Today, decisions need to happen in real time. Technology deploys at a speed we’ve never seen in history. A new AI model can reshape industries before any government has even formed a task force. Supply chains shift overnight. And climate systems are moving from warning to breakdown while we’re still trying to get a vote scheduled.

And the most unsettling thing of all is not even that governments are reacting slowly, it’s that they behave like they have all the time in the world.

You can literally feel the mismatch between the speed of reality and the pace of policy. And when that stretch becomes too wide, people start looking for something that actually moves. 

And once again If people start associating democracy with delay, and delay with danger, they’ll quietly opt out by disengaging and shifting their attention toward faster, simpler models of governance.

And once that starts, it’s hard to stop. Because the trade-off begins to feel logical. If everything’s on fire, do you want a committee or a firefighter?

So Where Do We Turn Now?
The values of democracy - freedom, fairness, dignity - still matter. But the structure built to deliver them is collapsing in ways that are no longer fixable with reform.

The world democracy was built for (local, slow, understandable) is gone. What we have now is a world governed by speed, complexity, and irreversible consequences. And no system designed in another century can keep up.

So maybe it’s time we re-envision it all.
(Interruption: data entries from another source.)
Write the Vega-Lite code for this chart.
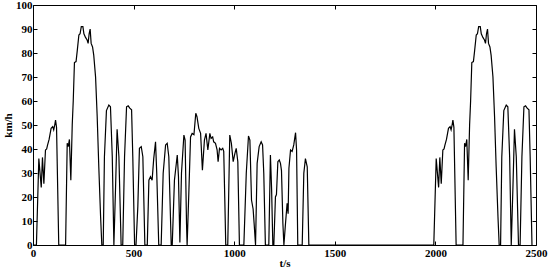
{
  "$schema": "https://vega.github.io/schema/vega-lite/v6.json",
  "width": 503,
  "height": 240,
  "autosize": "none",
  "padding": {"left": 33, "top": 5, "right": 14, "bottom": 24},
  "background": "white",
  "config": {
    "view": {"stroke": "black", "strokeWidth": 1},
    "font": "Liberation Serif",
    "axis": {"labelFont": "Times New Roman, Liberation Serif, serif", "titleFont": "Times New Roman, Liberation Serif, serif", "labelFontWeight": "bold", "titleFontWeight": "bold", "labelFontSize": 11, "titleFontSize": 11, "labelColor": "black", "titleColor": "black", "tickColor": "black", "domain": false, "grid": false, "format": "d", "labelFlush": false, "labelOverlap": false}
  },
  "data": {"values": [
    {"t":0,"v":0},{"t":17,"v":0},{"t":29,"v":36},{"t":41,"v":24},{"t":47,"v":36.5},{"t":54,"v":25.5},{"t":62,"v":39.6},{"t":68,"v":40},{"t":72,"v":41.5},{"t":80,"v":44},{"t":90,"v":48.6},{"t":98,"v":49.3},{"t":103,"v":48},{"t":108,"v":50},{"t":112,"v":52},{"t":117,"v":49},{"t":128,"v":0},{"t":162,"v":0},{"t":170,"v":42.4},{"t":175,"v":41},{"t":181,"v":44},{"t":188,"v":27},{"t":195,"v":50},{"t":200,"v":60},{"t":206,"v":76},{"t":214,"v":76.4},{"t":220,"v":81},{"t":228,"v":87.5},{"t":234,"v":88},{"t":240,"v":91},{"t":248,"v":91},{"t":253,"v":88},{"t":261,"v":86.5},{"t":269,"v":85.4},{"t":274,"v":84},{"t":279,"v":88},{"t":284,"v":90},{"t":289,"v":84},{"t":296,"v":82.5},{"t":302,"v":79},{"t":311,"v":70},{"t":319,"v":53.5},{"t":327,"v":32.6},{"t":336,"v":11.8},{"t":342,"v":0},{"t":349,"v":0},{"t":355,"v":36.8},{"t":365,"v":56},{"t":377,"v":58.3},{"t":385,"v":57.6},{"t":394,"v":36.8},{"t":402,"v":0},{"t":410,"v":23},{"t":418,"v":48.2},{"t":427,"v":36.8},{"t":438,"v":0},{"t":446,"v":0},{"t":455,"v":36.8},{"t":465,"v":57.6},{"t":473,"v":58},{"t":481,"v":57},{"t":490,"v":56.3},{"t":496,"v":36.8},{"t":505,"v":0},
    {"t":512,"v":0},{"t":521,"v":16},{"t":529,"v":40.3},{"t":538,"v":41},{"t":546,"v":36.8},{"t":556,"v":0},{"t":568,"v":0},{"t":576,"v":27},{"t":584,"v":28.5},{"t":592,"v":27},{"t":600,"v":36},{"t":609,"v":43},{"t":615,"v":30},{"t":625,"v":0},{"t":637,"v":0},{"t":647,"v":29.9},{"t":659,"v":41.7},{"t":667,"v":42.4},{"t":675,"v":36.8},{"t":687,"v":0},{"t":692,"v":0},{"t":703,"v":27},{"t":717,"v":37.5},{"t":723,"v":28.5},{"t":730,"v":1},{"t":738,"v":30},{"t":750,"v":45.8},{"t":756,"v":43.7},{"t":763,"v":9},{"t":766,"v":0},{"t":775,"v":23},{"t":783,"v":45},{"t":791,"v":46.5},{"t":800,"v":46},{"t":809,"v":54.9},{"t":815,"v":53.5},{"t":824,"v":48.6},{"t":833,"v":46.5},{"t":842,"v":31.2},{"t":852,"v":43.7},{"t":860,"v":46.5},{"t":869,"v":39.6},{"t":879,"v":46.5},{"t":885,"v":44.4},{"t":893,"v":45},{"t":898,"v":43},{"t":907,"v":42.4},{"t":915,"v":39.6},{"t":920,"v":34.7},{"t":927,"v":40.3},{"t":935,"v":39.6},{"t":943,"v":40.3},{"t":948,"v":39},{"t":953,"v":20},{"t":958,"v":0},{"t":968,"v":0},{"t":978,"v":45.8},{"t":986,"v":42.4},{"t":995,"v":34.7},{"t":1003,"v":38},{"t":1010,"v":40.3},{"t":1018,"v":34.7},{"t":1026,"v":0},{"t":1048,"v":0},{"t":1060,"v":29.9},{"t":1071,"v":45.4},{"t":1078,"v":43.7},{"t":1086,"v":18.75},{"t":1094,"v":15},{"t":1099,"v":9},{"t":1106,"v":0},{"t":1114,"v":34},{"t":1124,"v":41},{"t":1134,"v":43},{"t":1141,"v":41.7},{"t":1147,"v":29.9},{"t":1155,"v":0},{"t":1172,"v":0},{"t":1180,"v":37.5},{"t":1186,"v":23},{"t":1192,"v":0},{"t":1197,"v":0},{"t":1205,"v":20},{"t":1210,"v":21},{"t":1217,"v":34.7},{"t":1224,"v":35.4},{"t":1230,"v":34},{"t":1235,"v":31},{"t":1242,"v":9},{"t":1247,"v":0},{"t":1255,"v":9},{"t":1263,"v":17.4},{"t":1268,"v":13},{"t":1272,"v":32},{"t":1280,"v":39.6},{"t":1288,"v":39},{"t":1296,"v":41.7},{"t":1305,"v":46.8},{"t":1310,"v":39.6},{"t":1316,"v":0},{"t":1338,"v":0},{"t":1346,"v":29.9},{"t":1354,"v":36},{"t":1363,"v":32.6},{"t":1371,"v":0},
    {"t":1992,"v":0},{"t":2004,"v":36},{"t":2016,"v":24},{"t":2022,"v":36.5},{"t":2029,"v":25.5},{"t":2037,"v":39.6},{"t":2043,"v":40},{"t":2047,"v":41.5},{"t":2055,"v":44},{"t":2065,"v":48.6},{"t":2073,"v":49.3},{"t":2078,"v":48},{"t":2083,"v":50},{"t":2087,"v":52},{"t":2092,"v":49},{"t":2103,"v":0},{"t":2137,"v":0},{"t":2145,"v":42.4},{"t":2150,"v":41},{"t":2156,"v":44},{"t":2163,"v":27},{"t":2170,"v":50},{"t":2175,"v":60},{"t":2181,"v":76},{"t":2189,"v":76.4},{"t":2195,"v":81},{"t":2203,"v":87.5},{"t":2209,"v":88},{"t":2215,"v":91},{"t":2223,"v":91},{"t":2228,"v":88},{"t":2236,"v":86.5},{"t":2244,"v":85.4},{"t":2249,"v":84},{"t":2254,"v":88},{"t":2259,"v":90},{"t":2264,"v":84},{"t":2271,"v":82.5},{"t":2277,"v":79},{"t":2286,"v":70},{"t":2294,"v":53.5},{"t":2302,"v":32.6},{"t":2311,"v":11.8},{"t":2317,"v":0},{"t":2324,"v":0},{"t":2330,"v":36.8},{"t":2340,"v":56},{"t":2352,"v":58.3},{"t":2360,"v":57.6},{"t":2369,"v":36.8},{"t":2377,"v":0},{"t":2385,"v":23},{"t":2393,"v":48.2},{"t":2402,"v":36.8},{"t":2413,"v":0},{"t":2421,"v":0},{"t":2430,"v":36.8},{"t":2440,"v":57.6},{"t":2448,"v":58},{"t":2456,"v":57},{"t":2465,"v":56.3},{"t":2471,"v":36.8},{"t":2480,"v":0}
  ]},
  "layer": [
    {
      "mark": {"type": "line", "color": "black", "strokeWidth": 1.2},
      "encoding": {
        "x": {"field": "t", "type": "quantitative", "scale": {"domain": [0, 2500], "nice": false}, "title": "t/s",
              "axis": {"orient": "bottom", "values": [0, 500, 1000, 1500, 2000, 2500], "format": "d", "labelFlush": false, "tickSize": -4, "labelPadding": 6, "titlePadding": -1}},
        "y": {"field": "v", "type": "quantitative", "scale": {"domain": [0, 100], "nice": false}, "title": "km/h",
              "axis": {"orient": "left", "values": [0, 10, 20, 30, 40, 50, 60, 70, 80, 90, 100], "format": "d", "labelFlush": false, "tickSize": -4, "labelPadding": 5, "titlePadding": 2}}
      }
    },
    {
      "mark": {"type": "line", "opacity": 0},
      "encoding": {
        "x": {"field": "t", "type": "quantitative", "scale": {"domain": [0, 2500], "nice": false},
              "axis": {"orient": "top", "values": [0, 500, 1000, 1500, 2000, 2500], "tickSize": -4, "labels": false, "title": null}},
        "y": {"field": "v", "type": "quantitative", "scale": {"domain": [0, 100], "nice": false},
              "axis": {"orient": "right", "values": [0, 10, 20, 30, 40, 50, 60, 70, 80, 90, 100], "tickSize": -4, "labels": false, "title": null}}
      }
    }
  ],
  "resolve": {"axis": {"x": "independent", "y": "independent"}}
}
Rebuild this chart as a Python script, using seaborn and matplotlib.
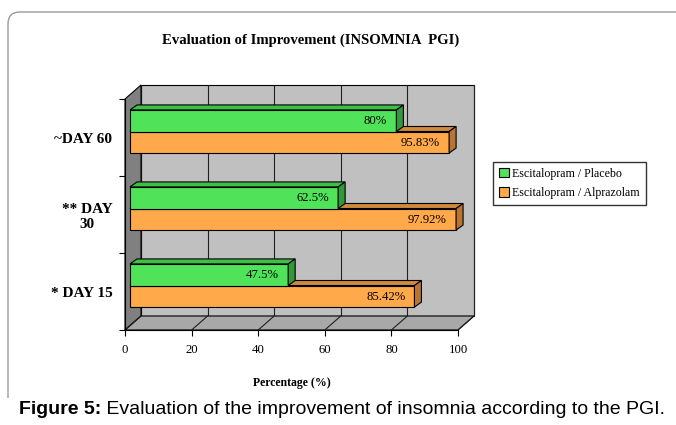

If we had to design something from scratch - something that works in this reality - what would it look like?

And to even begin, we’d need to ask questions that are uncomfortable. The kind that feel morally off-limits. 

  • What if participation can no longer be universal by default, but must be tied to understanding context and consequences?
  • What if we’ve treated equality of input as sacred, but ignored the damage of uninformed input in systems that now govern nuclear policy, AI development, or planetary risk?
  • What if the right to vote, in certain domains, must be earned and not given?
  • What if certain decisions (climate, health, intergenerational debt) need to be shielded from four-year election cycles, even if that means limiting public reversal?

These questions clash with the principles many of us were taught to defend at all costs: one person, one vote. Equal say. Full inclusion.

But if the world we live in no longer makes those ideas workable (at least not at this scale and speed) then the real danger is pretending the system still works when it doesn’t.

Look, I don’t have the answer. But what I know is that we’ve reached a moment where the old frameworks can’t keep up with our current speed, and we must re-engineer a system to deliver the values we believe in. 

And the first step to do that, is to ask harder questions than we’re used to. Questions that will surely make us flinch and feel wrong in our mouths. 

That’s where I am right now. And if you’re feeling that same tension, maybe that’s where we begin.